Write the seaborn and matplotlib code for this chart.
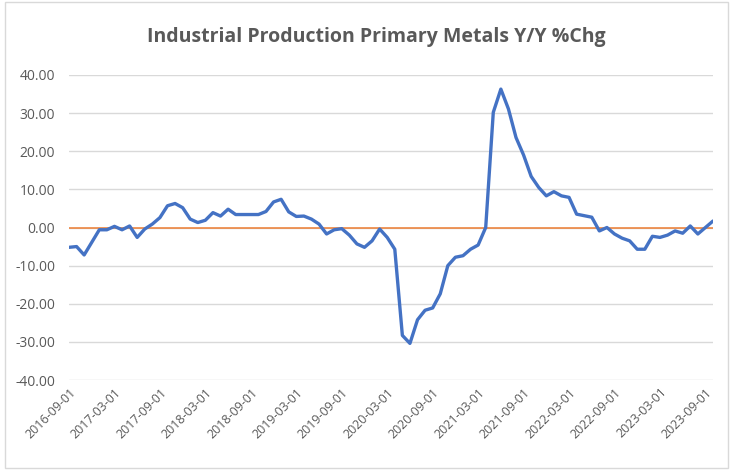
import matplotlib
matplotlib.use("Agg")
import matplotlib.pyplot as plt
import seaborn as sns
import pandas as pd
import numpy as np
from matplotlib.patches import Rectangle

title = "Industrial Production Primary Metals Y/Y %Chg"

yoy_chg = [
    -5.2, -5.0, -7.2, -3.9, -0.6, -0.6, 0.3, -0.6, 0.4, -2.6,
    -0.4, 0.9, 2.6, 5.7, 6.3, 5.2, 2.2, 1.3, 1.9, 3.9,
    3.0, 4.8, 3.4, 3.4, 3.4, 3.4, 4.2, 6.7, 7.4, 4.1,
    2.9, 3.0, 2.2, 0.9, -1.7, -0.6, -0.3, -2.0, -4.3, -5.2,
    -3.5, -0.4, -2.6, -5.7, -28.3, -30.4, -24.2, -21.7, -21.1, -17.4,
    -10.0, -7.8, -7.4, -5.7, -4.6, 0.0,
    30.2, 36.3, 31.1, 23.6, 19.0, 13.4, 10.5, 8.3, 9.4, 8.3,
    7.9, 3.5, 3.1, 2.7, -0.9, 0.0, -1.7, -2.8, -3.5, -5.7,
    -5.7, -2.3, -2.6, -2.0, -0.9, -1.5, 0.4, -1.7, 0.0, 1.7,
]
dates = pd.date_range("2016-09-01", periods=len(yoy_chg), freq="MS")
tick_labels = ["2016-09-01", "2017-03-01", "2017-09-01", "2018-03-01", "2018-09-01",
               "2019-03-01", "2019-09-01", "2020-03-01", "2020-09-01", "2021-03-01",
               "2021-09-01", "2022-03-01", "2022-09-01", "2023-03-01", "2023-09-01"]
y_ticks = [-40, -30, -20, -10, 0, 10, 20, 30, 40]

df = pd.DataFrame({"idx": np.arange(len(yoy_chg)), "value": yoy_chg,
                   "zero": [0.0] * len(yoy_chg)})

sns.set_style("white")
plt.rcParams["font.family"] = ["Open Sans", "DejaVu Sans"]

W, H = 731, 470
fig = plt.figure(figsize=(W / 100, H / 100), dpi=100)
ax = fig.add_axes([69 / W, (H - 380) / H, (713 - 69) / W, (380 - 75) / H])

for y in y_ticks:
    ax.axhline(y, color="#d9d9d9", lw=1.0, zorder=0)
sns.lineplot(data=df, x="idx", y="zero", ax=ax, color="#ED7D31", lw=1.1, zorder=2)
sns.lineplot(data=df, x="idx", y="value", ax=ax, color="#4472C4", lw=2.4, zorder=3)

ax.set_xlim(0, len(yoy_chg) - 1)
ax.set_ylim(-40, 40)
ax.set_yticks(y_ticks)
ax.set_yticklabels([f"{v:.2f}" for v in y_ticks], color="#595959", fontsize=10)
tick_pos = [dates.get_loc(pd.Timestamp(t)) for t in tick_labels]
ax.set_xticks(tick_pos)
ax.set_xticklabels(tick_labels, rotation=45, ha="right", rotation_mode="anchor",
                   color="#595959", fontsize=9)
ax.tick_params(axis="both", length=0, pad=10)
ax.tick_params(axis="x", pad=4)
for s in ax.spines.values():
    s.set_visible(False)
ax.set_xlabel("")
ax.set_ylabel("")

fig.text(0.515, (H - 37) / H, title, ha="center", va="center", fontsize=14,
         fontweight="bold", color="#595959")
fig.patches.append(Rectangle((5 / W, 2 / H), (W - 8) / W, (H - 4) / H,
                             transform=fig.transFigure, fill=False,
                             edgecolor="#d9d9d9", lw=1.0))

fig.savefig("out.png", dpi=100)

+-------+

> _Exercise aim_
Please quote the lines of the material, beginning with the first and ending with the one that contains "Production Primary Metals", exactly as written and without any pictures.

> _Response_
Write the seaborn and matplotlib code for this chart.
import matplotlib
matplotlib.use("Agg")
import matplotlib.pyplot as plt
import seaborn as sns
import pandas as pd
import numpy as np
from matplotlib.patches import Rectangle

title = "Industrial Production Primary Metals Y/Y %Chg"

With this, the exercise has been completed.